Bombarded by magazines, television and the Internet with a plethora of immodest images at every turn, it is very possible that we adults no longer understand what modesty is ourselves. But when Christ ascended into heaven, He did not abandon us. He sent His Holy Spirit to dwell within us and to speak to us. The Holy Spirit whispers God’s immutable truths to us through the Magisterium, through the Catechism and through His shepherds on earth. The Catechism guides us that modest dress “keeps silence or reserves where there is unhealthy risk of curiosity. It is discreet” (No. 2522). Modesty “means refusing to unveil what should remain hidden” (No. 2521). It is designed to protect our girls.
US bishops and cardinals have approved certain standards of dress as acceptable and practical for women and girls. These standards provide a “reliable guide for anyone seriously interested in avoiding immodesty in dress….” The standards issued by the bishops consider all of the following objectionable: bared-midriff styles, low-cut necklines, halter and strapless dresses, “short” shorts, skirts above the knee and swimsuits that are strapless, bared-midriff or bikini styles. The bishops also indicated “transparent fabrics are not considered as coverage.”
In Need of Adult Guidance
Our girls need to know that the children of Fatima in 1917 heard the warning that “many fashions would arise that would offend our Lord” and that many of these offensive fashions are being actively promulgated directly to American girls. Why did Our Lady warn us of this? Wasn’t she trying to protect us? Did she perhaps foresee that one day young girls would enter Catholic churches and receive our Lord in Holy Communion while wearing halter tops, miniskirts, and strapless and low-cut dresses? Did she foresee that the adults in their lives would see fit to offer not one word of guidance or correction? The damage immodest dress does to the purity of a young girl’s soul is like the damage cigarettes do to a human lung: Very slowly, over time, it is left dark and malfunctioning.

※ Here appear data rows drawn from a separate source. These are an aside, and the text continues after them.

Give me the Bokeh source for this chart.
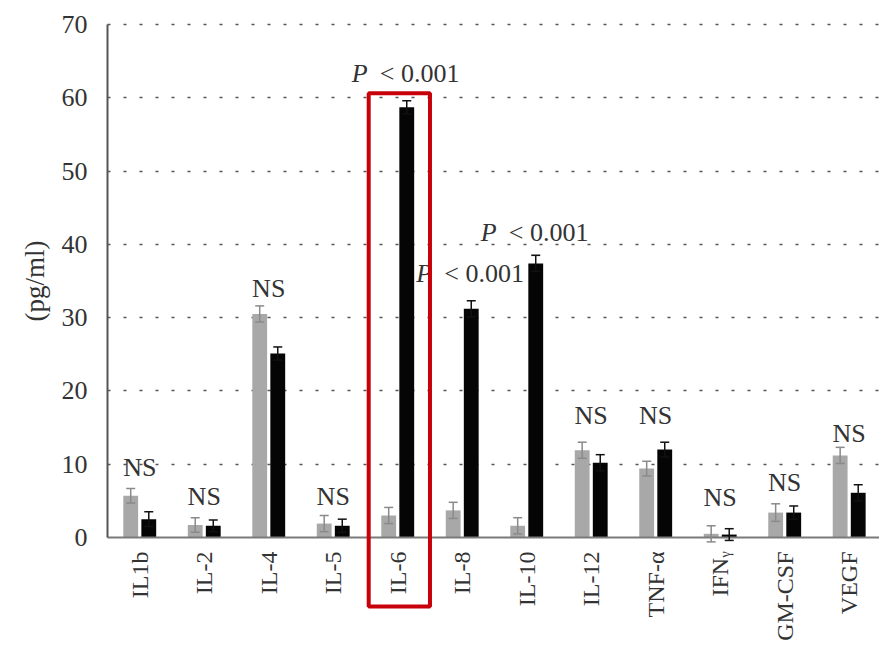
import math
from bokeh.plotting import figure
from bokeh.models import (ColumnDataSource, Range1d, FixedTicker, CustomJSTickFormatter,
                          Whisker, TeeHead, BoxAnnotation)
from bokeh.core.properties import value
from bokeh.embed import file_html
from bokeh.resources import INLINE

# ---- data ----
cytokines = ["IL1b", "IL-2", "IL-4", "IL-5", "IL-6", "IL-8", "IL-10",
             "IL-12", "TNF-α", "IFNᵧ", "GM-CSF", "VEGF"]
gray_vals = [5.7, 1.7, 30.5, 1.9, 3.0, 3.7, 1.6, 11.9, 9.4, 0.5, 3.4, 11.2]
gray_err = [1.0, 1.0, 1.1, 1.1, 1.1, 1.1, 1.1, 1.1, 1.0, 1.1, 1.2, 1.1]
black_vals = [2.5, 1.6, 25.1, 1.6, 58.7, 31.2, 37.4, 10.2, 12.0, 0.4, 3.4, 6.1]
black_err = [1.0, 0.8, 0.9, 0.9, 0.9, 1.1, 1.1, 1.1, 1.0, 0.8, 0.9, 1.1]
notes = ["NS", "NS", "NS", "NS", "P < 0.001", "P < 0.001", "P < 0.001",
         "NS", "NS", "NS", "NS", "NS"]
note_y = [9.5, 5.6, 34.0, 5.6, 63.3, 36.0, 41.6, 16.6, 16.6, 5.5, 7.5, 14.2]
y_ticks = [0, 10, 20, 30, 40, 50, 60, 70]
y_label = "(pg/ml)"
highlight = "IL-6"

FONT = "Liberation Serif"
TXT = "#333333"
OFF = 0.14
W = 0.23
X_END = 11.97

n = len(cytokines)
centers = [i + 0.5 for i in range(n)]

gray_src = ColumnDataSource(dict(
    x=[c - OFF for c in centers], top=gray_vals,
    upper=[v + e for v, e in zip(gray_vals, gray_err)],
    lower=[v - e for v, e in zip(gray_vals, gray_err)]))
black_src = ColumnDataSource(dict(
    x=[c + OFF for c in centers], top=black_vals,
    upper=[v + e for v, e in zip(black_vals, black_err)],
    lower=[v - e for v, e in zip(black_vals, black_err)]))

# frame fills the whole canvas; axes are pinned at x=0 / y=0
p = figure(width=879, height=647, output_backend="svg", toolbar_location=None,
           x_range=Range1d(-1.659, X_END), y_range=Range1d(-15.01, 73.27),
           min_border=0)
p.background_fill_color = "white"
p.border_fill_color = "white"
p.outline_line_color = None

p.vbar(x="x", top="top", width=W, source=gray_src, fill_color="#a8a8a8",
       line_color=None)
p.vbar(x="x", top="top", width=W, source=black_src, fill_color="#050505",
       line_color=None)

for src, col in ((gray_src, "#8a8a8a"), (black_src, "#111111")):
    wk = Whisker(base="x", upper="upper", lower="lower", source=src,
                 line_color=col, line_width=1.5, level="annotation",
                 upper_head=TeeHead(size=9, line_color=col, line_width=1.5),
                 lower_head=TeeHead(size=9, line_color=col, line_width=1.5))
    p.add_layout(wk)

# annotations
ns_x = [c for c, t in zip(centers, notes) if not t.startswith("P")]
ns_y = [y for y, t in zip(note_y, notes) if not t.startswith("P")]
ns_t = [t for t in notes if not t.startswith("P")]
p.text(x=ns_x, y=ns_y, text=ns_t, text_align="center", text_baseline="middle",
       text_font=value(FONT), text_font_size="26px", text_color=TXT)

p_x = [c for c, t in zip(centers, notes) if t.startswith("P")]
p_y = [y for y, t in zip(note_y, notes) if t.startswith("P")]
p_rest = [t[1:].strip() for t in notes if t.startswith("P")]
p.text(x=p_x, y=p_y, text=["P"] * len(p_x), text_align="right",
       text_baseline="middle", x_offset=-30, text_font=value(FONT),
       text_font_style="italic", text_font_size="26px", text_color=TXT)
p.text(x=p_x, y=p_y, text=p_rest, text_align="left",
       text_baseline="middle", x_offset=-18, text_font=value(FONT),
       text_font_size="26px", text_color=TXT)

# y-axis title
p.text(x=[0], y=[(y_ticks[0] + y_ticks[-1]) / 2], text=[y_label], angle=math.pi / 2,
       x_offset=-72, text_align="center", text_baseline="middle",
       text_font=value(FONT), text_font_size="27px", text_color=TXT)

# highlight box around IL-6
hi = cytokines.index(highlight)
box = BoxAnnotation(left=centers[hi] - 0.45, right=centers[hi] + 0.50,
                    top=black_vals[hi] + 1.9, bottom=-9.4,
                    fill_alpha=0, line_color="#c8000a", line_alpha=1.0,
                    line_width=4, level="overlay")
p.add_layout(box)

# axes
p.yaxis.fixed_location = 0
p.yaxis.bounds = (y_ticks[0], y_ticks[-1])
p.yaxis.ticker = FixedTicker(ticks=y_ticks)
p.yaxis.major_label_text_font = FONT
p.yaxis.major_label_text_font_size = "26px"
p.yaxis.major_label_text_color = TXT
p.yaxis.major_label_standoff = 14
p.yaxis.axis_line_color = "#555555"
p.yaxis.axis_line_width = 2
p.yaxis.major_tick_line_color = None
p.yaxis.minor_tick_line_color = None

p.xaxis.fixed_location = 0
p.xaxis.bounds = (0, X_END)
p.xaxis.ticker = FixedTicker(ticks=centers)
p.xaxis.formatter = CustomJSTickFormatter(
    args=dict(labels=cytokines),
    code="const i = Math.round(tick - 0.5); return (i >= 0 && i < labels.length) ? labels[i] : '';")
p.xaxis.major_label_orientation = math.pi / 2
p.xaxis.major_label_text_font = FONT
p.xaxis.major_label_text_font_size = "24px"
p.xaxis.major_label_text_color = TXT
p.xaxis.major_label_standoff = 8
p.xaxis.axis_line_color = "#7a7a7a"
p.xaxis.axis_line_width = 2
p.xaxis.major_tick_line_color = None
p.xaxis.minor_tick_line_color = None

p.xgrid.grid_line_color = None
p.ygrid.ticker = FixedTicker(ticks=y_ticks[1:])
p.ygrid.cross_bounds = (0, X_END)
p.ygrid.grid_line_color = "#555555"
p.ygrid.grid_line_width = 1.5
p.ygrid.grid_line_dash = "3 13"

open("out.html", "w").write(file_html(p, INLINE))
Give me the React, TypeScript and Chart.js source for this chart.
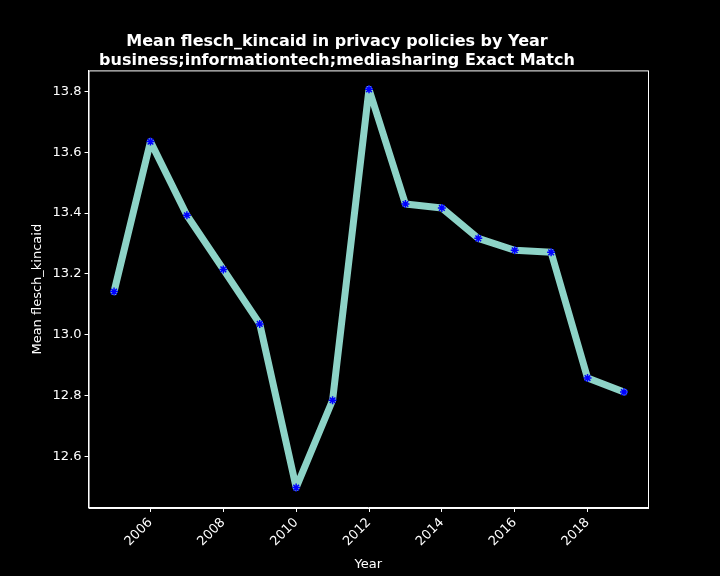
import Chart from "chart.js/auto";
import { useEffect, useRef } from "react";

const years: number[] = [2005, 2006, 2007, 2008, 2009, 2010, 2011, 2012, 2013, 2014, 2015, 2016, 2017, 2018, 2019];
const meanValues: number[] = [13.142, 13.635, 13.393, 13.215, 13.036, 12.498, 12.785, 13.807, 13.43, 13.417, 13.317, 13.278, 13.271, 12.858, 12.812];
const xTicks: number[] = [2006, 2008, 2010, 2012, 2014, 2016, 2018];
const yTicks: number[] = [12.6, 12.8, 13.0, 13.2, 13.4, 13.6, 13.8];

const App: React.FC = () => {
  const chartRef = useRef<HTMLCanvasElement | null>(null);

  useEffect(() => {
    document.body.style.margin = "0";
    document.body.style.background = "#000";
    if (!chartRef.current) return;
    const font = "'DejaVu Sans', sans-serif";
    const bg = {
      id: "bg",
      beforeDraw: (c: Chart) => {
        const ctx = c.ctx;
        ctx.save();
        ctx.fillStyle = "#000";
        ctx.fillRect(0, 0, c.width, c.height);
        ctx.restore();
      },
      afterDraw: (c: Chart) => {
        const { ctx, chartArea: a } = c;
        ctx.save();
        ctx.strokeStyle = "#fff";
        ctx.lineWidth = 1;
        ctx.strokeRect(a.left + 0.5, a.top + 0.5, a.right - a.left, a.bottom - a.top);
        ctx.restore();
      },
    };
    const chart = new Chart(chartRef.current, {
      type: "line",
      data: {
        datasets: [{
          data: years.map((y, i) => ({ x: y, y: meanValues[i] })),
          borderColor: "#8dd3c7",
          borderWidth: 7,
          borderJoinStyle: "round",
          borderCapStyle: "round",
          pointStyle: "star",
          pointRadius: 4,
          pointBorderColor: "#0000ff",
          pointBackgroundColor: "#0000ff",
          pointBorderWidth: 1.5,
          tension: 0,
        }],
      },
      options: {
        animation: false,
        responsive: false,
        layout: { padding: { left: 26, right: 72, top: 10, bottom: 0 } },
        plugins: {
          legend: { display: false },
          tooltip: { enabled: false },
          title: {
            display: true,
            text: ["Mean flesch_kincaid in privacy policies by Year", "business;informationtech;mediasharing Exact Match"],
            color: "#fff",
            font: { family: font, size: 16, weight: "bold" },
            padding: { top: 22, bottom: 0 },
          },
        },
        scales: {
          x: {
            type: "linear",
            min: 2004.3,
            max: 2019.66,
            afterBuildTicks: (s: any) => { s.ticks = xTicks.map((v) => ({ value: v })); },
            grid: { display: true, drawOnChartArea: false, color: "#fff", tickLength: 4 },
            border: { color: "#fff" },
            ticks: { color: "#fff", font: { family: font, size: 13 }, maxRotation: 45, minRotation: 45, callback: (v: any) => String(v) },
            title: { display: true, text: "Year", color: "#fff", font: { family: font, size: 13 } },
          },
          y: {
            min: 12.431,
            max: 13.869,
            afterBuildTicks: (s: any) => { s.ticks = yTicks.map((v) => ({ value: v })); },
            grid: { display: true, drawOnChartArea: false, color: "#fff", tickLength: 4 },
            border: { color: "#fff" },
            ticks: { color: "#fff", font: { family: font, size: 13 }, callback: (v: any) => Number(v).toFixed(1) },
            title: { display: true, text: "Mean flesch_kincaid", color: "#fff", font: { family: font, size: 13 } },
          },
        },
      },
      plugins: [bg],
    });
    return () => chart.destroy();
  }, []);

  return <canvas ref={chartRef} width="720" height="576" style={{ display: "block" }} />;
};

export default App;
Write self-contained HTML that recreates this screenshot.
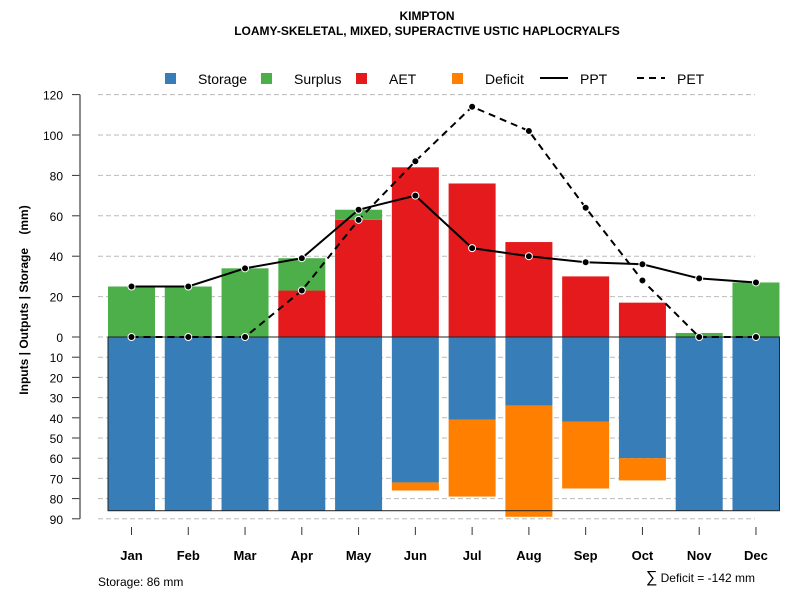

By permitting our girls to dress immodestly, we make them a cause for the near occasion of sin for others, including boys. Jesus dealt harshly with this type of sin: “Everyone who looks at a women lustfully has already committed adultery in his heart” (Mt 5:28). If immodest dress promotes lust, and if lust is equivalent to adultery, then we can allow our girls to be an occasion of serious sin for others simply by our permitting them to wear inappropriate attire. There are plenty of clothes in America that are both fashionable and modest, clothes that protect rather than expose, clothes that honor rather than offend. It is toward these clothes that we, the adults in America, ought to be guiding our girls.
Our Blessed Mother is the epitome of purity and beauty. She is a model for girls that beauty comes from a pure heart and a soul that honors God. Modesty does not detract from beauty. It adds mystery to beauty and thereby enhances it. Modesty helps everyone to see a girl not as an object but as a precious soul made in the image of God. It helps girls to maintain their self-esteem and to know they are valued for who it is they truly are: daughters of a loving Father who are called to do His will on earth so that they spend eternity with Him in heaven. It is time to teach our girls these immutable truths.
Mary Anne Moresco writes from Howell, New Jersey.